Sublime Sounds: Silence Once Begun by Jesse Ball

on Sunday, January 5, 2014
Here's a strange thought. Is it possible that I read the best book of 2014 on the very first day of the year?

It took all my self control not to crack it open the moment the package arrived on my doorstep. There were still four days left in 2013. To read this book, like every fibre in my body was telling me to do, would have upset the space/time continuum. A 2014 book read and reviewed in 2013? If it turned out to be as good as I expected, I would be forced to let it fight The Infatuations to the literary death for top position. Would that even have been fair given that a book from the future must have all the disintegration laser Martian technologies you'd expect if, like me, you spent your childhood locked in your room with comic books and computer games and trashy sci-fi novels? Most importantly, could I possibly deny myself the great joy of yammering on about it for the next eleven and three quarter months?

Well, never fear. I resisted. There will be much yammering.

As I watched the countdown on TV, my fingers anxiously skittered across the cover of Jesse Ball's highly anticipated new novel, Silence Once Begun. The follow up to my favourite book of 2011, The Curfew, it is his first novel to be published in hardcover, the first to be published by Pantheon (part of the Knopf publishing family) and, most likely, the first to get the kind of widespread exposure he has long deserved. Put simply, there is a lot riding on this book. The moment the first firework exploded, I began reading.

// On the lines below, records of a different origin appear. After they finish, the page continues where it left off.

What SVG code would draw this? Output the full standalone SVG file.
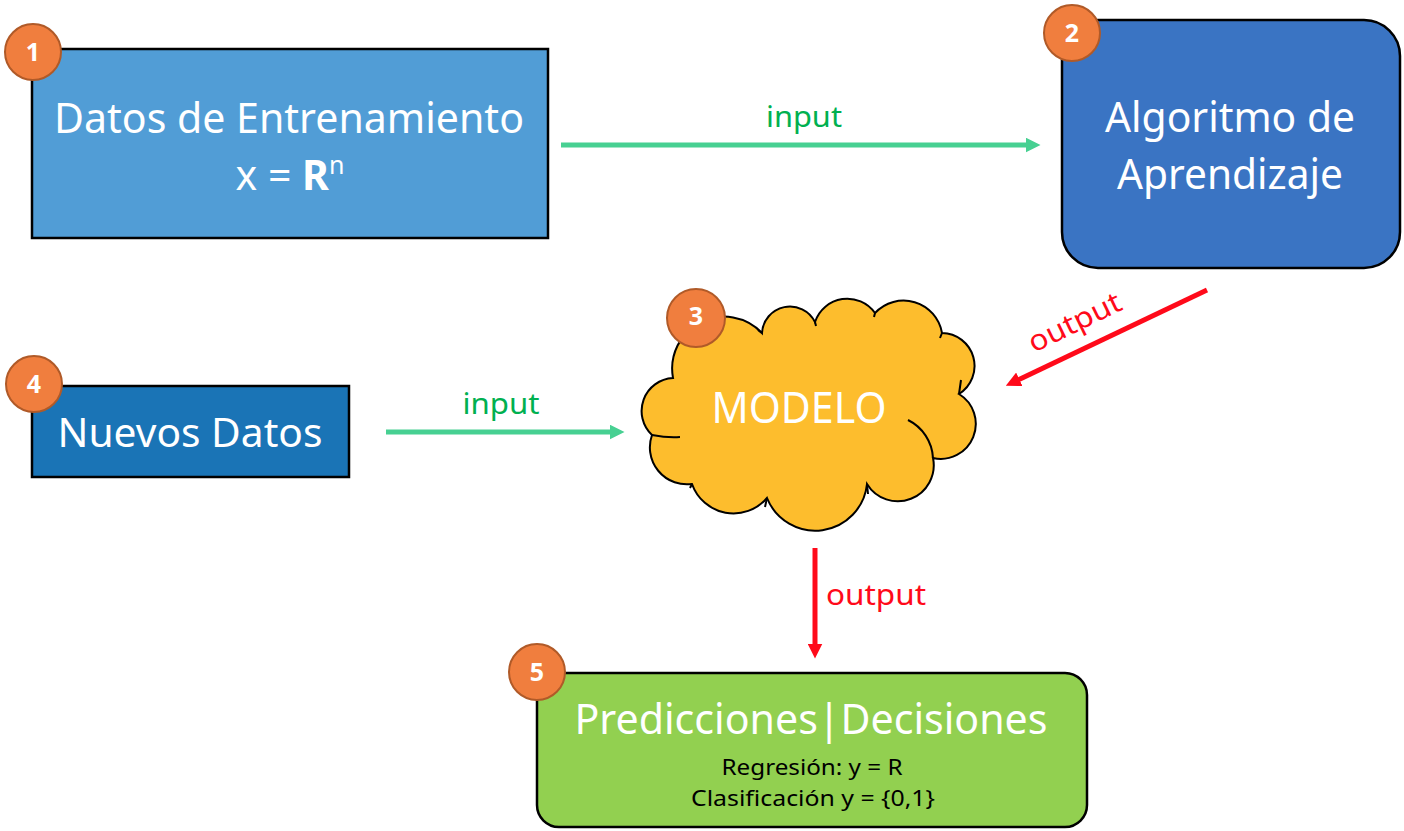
<svg xmlns="http://www.w3.org/2000/svg" width="1404" height="831" viewBox="0 0 1404 831">
<style>
.box{stroke:#000;stroke-width:2.5}
.big{font-family:"Noto Sans","Open Sans",sans-serif;fill:#fff;text-anchor:middle}
.small{font-family:"Noto Sans","Open Sans",sans-serif;fill:#000;text-anchor:middle;font-size:22px}
.badge circle{fill:#F07E3E;stroke:#B05A28;stroke-width:2}
.badge text{font-family:"Noto Sans","Open Sans",sans-serif;font-weight:bold;fill:#fff;text-anchor:middle;font-size:25px}
.g{stroke:#47D092;stroke-width:5;fill:none}
.r{stroke:#FF0A1A;stroke-width:5;fill:none}
.gl{font-family:"Noto Sans","Open Sans",sans-serif;fill:#00B050;font-size:29px;text-anchor:middle}
.rl{font-family:"Noto Sans","Open Sans",sans-serif;fill:#FF0A1A;font-size:29px;text-anchor:middle}
</style>
<defs>
<marker id="ag" viewBox="0 0 10 10" refX="1" refY="5" markerWidth="3" markerHeight="3" orient="auto"><path d="M0,0 L10,5 L0,10 z" fill="#47D092"/></marker>
<marker id="ar" viewBox="0 0 10 10" refX="1" refY="5" markerWidth="3" markerHeight="3" orient="auto"><path d="M0,0 L10,5 L0,10 z" fill="#FF0A1A"/></marker>
</defs>
<rect width="1404" height="831" fill="#fff"/>

<g id="connectors">
<line class="g" x1="561" y1="145" x2="1027" y2="145" marker-end="url(#ag)"/>
<text class="gl" x="804" y="127" textLength="76" lengthAdjust="spacingAndGlyphs">input</text>
<line class="g" x1="386" y1="432" x2="611" y2="432" marker-end="url(#ag)"/>
<text class="gl" x="501" y="414" textLength="77" lengthAdjust="spacingAndGlyphs">input</text>
<line class="r" x1="1207" y1="290" x2="1018" y2="380" marker-end="url(#ar)"/>
<text class="rl" transform="translate(1079,331) rotate(-26)" textLength="100" lengthAdjust="spacingAndGlyphs">output</text>
<line class="r" x1="815" y1="548" x2="815" y2="645" marker-end="url(#ar)"/>
<text class="rl" x="876" y="605" textLength="100" lengthAdjust="spacingAndGlyphs">output</text>
</g>

<g id="node1">
<rect class="box" x="32" y="49" width="516" height="189" fill="#519DD6"/>
<text class="big" x="289" y="133" font-size="42" textLength="470" lengthAdjust="spacingAndGlyphs">Datos de Entrenamiento</text>
<text class="big" x="290" y="190" font-size="41">x = <tspan font-weight="bold">R</tspan><tspan font-size="25" dy="-16">n</tspan></text>
</g>

<g id="node2">
<rect class="box" x="1062" y="20" width="338" height="248" rx="36" fill="#3A74C3"/>
<text class="big" x="1230" y="132" font-size="42" textLength="250" lengthAdjust="spacingAndGlyphs">Algoritmo de</text>
<text class="big" x="1230" y="189" font-size="42" textLength="226" lengthAdjust="spacingAndGlyphs">Aprendizaje</text>
</g>

<g id="node3">
<path d="M673,378 A52,52 0 0 1 762,333 A28,28 0 0 1 815,322 A34,34 0 0 1 875,313 A39,39 0 0 1 942,333 A33,33 0 0 1 959,394 A35,35 0 0 1 933,458 A36,36 0 0 1 867,484 A52,52 0 0 1 767,498 A44,44 0 0 1 692,484 A37,37 0 0 1 652,435 A33,33 0 0 1 673,378 Z" fill="#FDBD2D" stroke="#000" stroke-width="2"/>
<path d="M908,420 A45,45 0 0 1 933,458 M959,394 L961,380 M867,484 L868,494 M767,498 L765,507 M692,484 L690,488 M652,435 Q668,438 680,437 M762,333 L758,330 M815,322 L816,326 M875,313 L874,317 M942,333 L940,338" fill="none" stroke="#000" stroke-width="2"/>
<text class="big" x="799" y="423" font-size="43" textLength="175" lengthAdjust="spacingAndGlyphs">MODELO</text>
</g>

<g id="node4">
<rect class="box" x="32" y="386" width="317" height="91" fill="#1A74B6"/>
<text class="big" x="190" y="447" font-size="40" textLength="265" lengthAdjust="spacingAndGlyphs">Nuevos Datos</text>
</g>

<g id="node5">
<rect class="box" x="537" y="673" width="550" height="154" rx="22" fill="#92D050"/>
<text class="big" x="811" y="734" font-size="42" textLength="473" lengthAdjust="spacingAndGlyphs">Predicciones|Decisiones</text>
<text class="small" x="812" y="775" textLength="181" lengthAdjust="spacingAndGlyphs">Regresión: y = R</text>
<text class="small" x="813" y="806" textLength="244" lengthAdjust="spacingAndGlyphs">Clasificación y = {0,1}</text>
</g>

<g class="badge" id="badge1"><circle cx="33" cy="52" r="28"/><text x="33" y="61">1</text></g>
<g class="badge" id="badge2"><circle cx="1072" cy="33" r="28"/><text x="1072" y="42">2</text></g>
<g class="badge" id="badge3"><circle cx="696" cy="318" r="29"/><text x="696" y="325" font-size="19">3</text></g>
<g class="badge" id="badge4"><circle cx="34" cy="384" r="28"/><text x="34" y="393">4</text></g>
<g class="badge" id="badge5"><circle cx="537" cy="672" r="28"/><text x="537" y="681">5</text></g>
</svg>
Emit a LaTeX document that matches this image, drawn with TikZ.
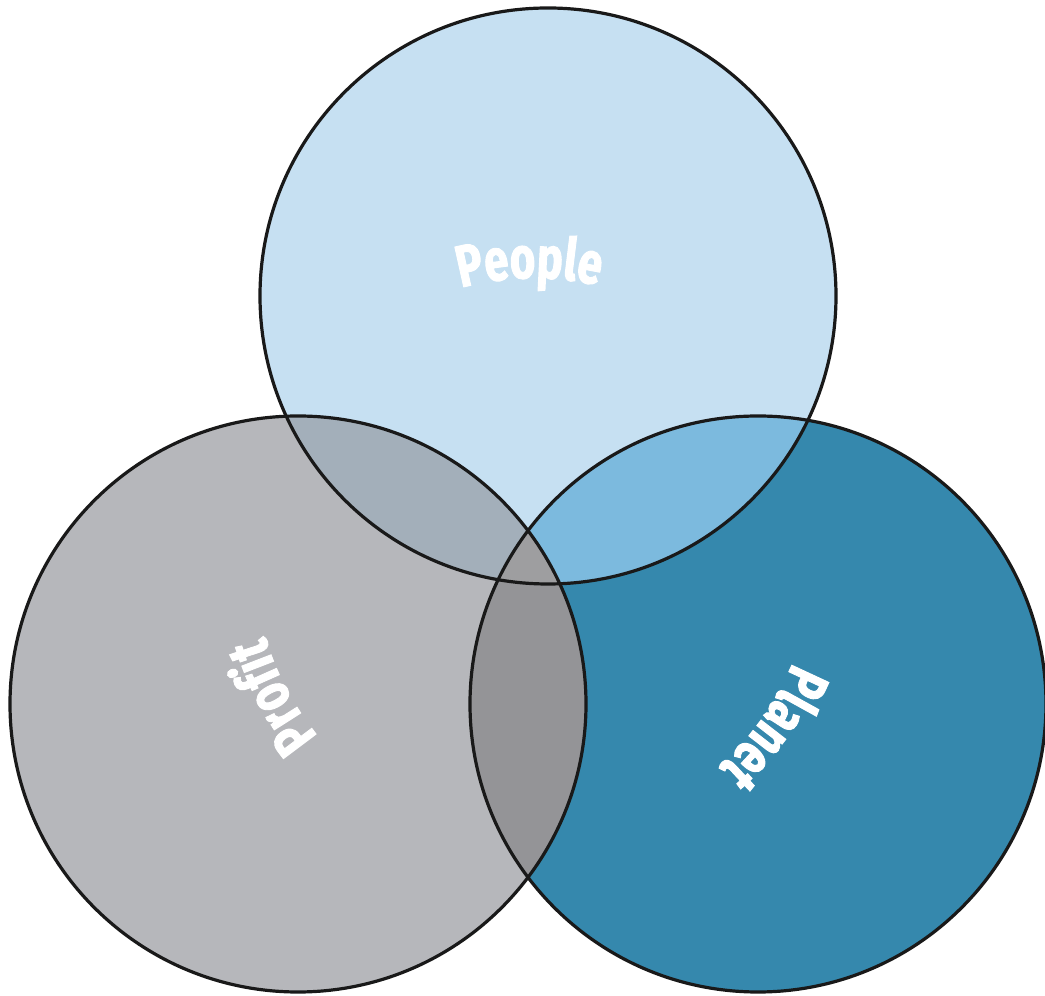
\documentclass[tikz,border=0pt]{standalone}
\usepackage{fontspec}
\newfontfamily\lblfont{Fira Sans}[FakeStretch=0.74, FakeBold=1.6]
\usetikzlibrary{decorations.text,calc}
\definecolor{peoplec}{HTML}{C6E0F2}
\definecolor{profitc}{HTML}{B6B7BB}
\definecolor{planetc}{HTML}{3588AD}
\definecolor{tlc}{HTML}{A3AFBA}
\definecolor{trc}{HTML}{7CBADE}
\definecolor{lrc}{HTML}{949497}
\definecolor{allc}{HTML}{9E9EA0}
\tikzset{
  outline/.style={draw=black!90, line width=3.2pt},
  arclabel/.style={decorate, decoration={text along path, text align=center, text color=white,
    text={|\lblfont\bfseries\fontsize{59}{64}\selectfont|#1}}}
}
\begin{document}
\begin{tikzpicture}[x=1pt,y=1pt]
\useasboundingbox (0,0) rectangle (1045,996);
\fill[white] (0,0) rectangle (1045,996);
\coordinate (T) at (548,700);
\coordinate (L) at (298,292);
\coordinate (R) at (758,292);
\coordinate (C) at (534.5,439);
\def\rad{288pt}
\fill[peoplec] (T) circle[radius=\rad];
\fill[profitc] (L) circle[radius=\rad];
\fill[planetc] (R) circle[radius=\rad];
\begin{scope}
  \clip (T) circle[radius=\rad];
  \fill[tlc] (L) circle[radius=\rad];
  \fill[trc] (R) circle[radius=\rad];
\end{scope}
\begin{scope}
  \clip (L) circle[radius=\rad];
  \fill[lrc] (R) circle[radius=\rad];
  \clip (R) circle[radius=\rad];
  \fill[allc] (T) circle[radius=\rad];
\end{scope}
\draw[outline] (T) circle[radius=\rad];
\draw[outline] (L) circle[radius=\rad];
\draw[outline] (R) circle[radius=\rad];
\path[arclabel=People] ($(C)+(121:279pt)$) arc[start angle=121, end angle=61, radius=279pt];
\path[arclabel=Profit] ($(C)+(238:281pt)$) arc[start angle=238, end angle=178, radius=281pt];
\path[arclabel=Planet] ($(C)+(-5.5:279pt)$) arc[start angle=-5.5, end angle=-65.5, radius=279pt];
\end{tikzpicture}
\end{document}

Allegedly based (albeit very loosely) on true events, Silence Once Begun is the story of Oda Sotatsu, an unassuming man who confesses to a series of disappearances in 1970s Japan. The crimes themselves are intriguing, but what makes Oda's story so unique is his complete silence from the time he is arrested until his execution. Other than a few very minor exchanges with the various other players, he simply does not speak. Even more disturbing, it is quite clear that he did not commit the crimes - only a written confession, handed in prior to his arrest, links him to the disappearances. There is no other evidence.

Ball (or a fictional simulacrum thereof) unfurls Oda's story through a series of interviews with all the others involved in the case: his parents, his brother, his sister, the court reporter, a prison guard and, finally, the two most significant and troubling characters, a mysterious woman called Jito Joo and the very shady mastermind of it all, Sato Kakuzo. Each share their own impression of Oda and his involvement in the crime. Some are crushed by the weight of shame, some vigorously defend him, some accept his guilt but warm to him and the dignity he displays throughout the process. Despite their differences, there is one thing that links them all: a strong belief that nobody else's version can be trusted. Silence Once Begun is not a tale told by an unreliable narrator, it is one told by a whole slew of them.

Ball adds some editorial commentary between the interviews, but for the most part it is just their voices building up to a deafening wall of white noise. The effect is quite spectacular. When it reaches a crescendo, Ball pulls back and gives the stage to the soft, romantic voice of Jito Joo. Now in her late 50s she offers a version steeped in nostalgic poetry, a tragic love story. That is if she is to be believed. The moment Joo signs off, Sato Kakuzo steps in to declare her totally untrustworthy and complicit in the plot. His is the last version, and by far the most disturbing. It is not a chronology but a manifesto; Sato's great plan to shake the complacent Japanese society to its core by subverting its most sacred cultural mores. Think Machiavelli meets the Leopold and Loeb. The very identity of the country will be his victim. Oda is merely the patsy. When Sato does the great unveil, you can't help but be furious at the way the machinery of a developed society can be made to run on its own steam in the completely wrong direction. As Sato says, "The judges are doing what I am telling them to do, simply because I understand better than they do this one thing: the absurd lengths to which human beings go to prove themselves reasonable".

Ball dedicates the book to two of my favourite Japanese authors, Kobo Abe and Shusaku Endo. It's not hard to see their influence. Silence Once Begun is daring in both form and substance. It says a lot about the selective way in which we construct truths, how we don't actually need the central event or player for us to settle on an accepted or acceptable narrative. Japanese society is the perfect prism for Ball's argument, but it would be wrong not to see ourselves in some of the refracted rays.

With Silence Once Begun Jesse Ball has shattered the wall of sound in spectacular fashion. It is a towering achievement and, to my mind, the benchmark for all fiction this year.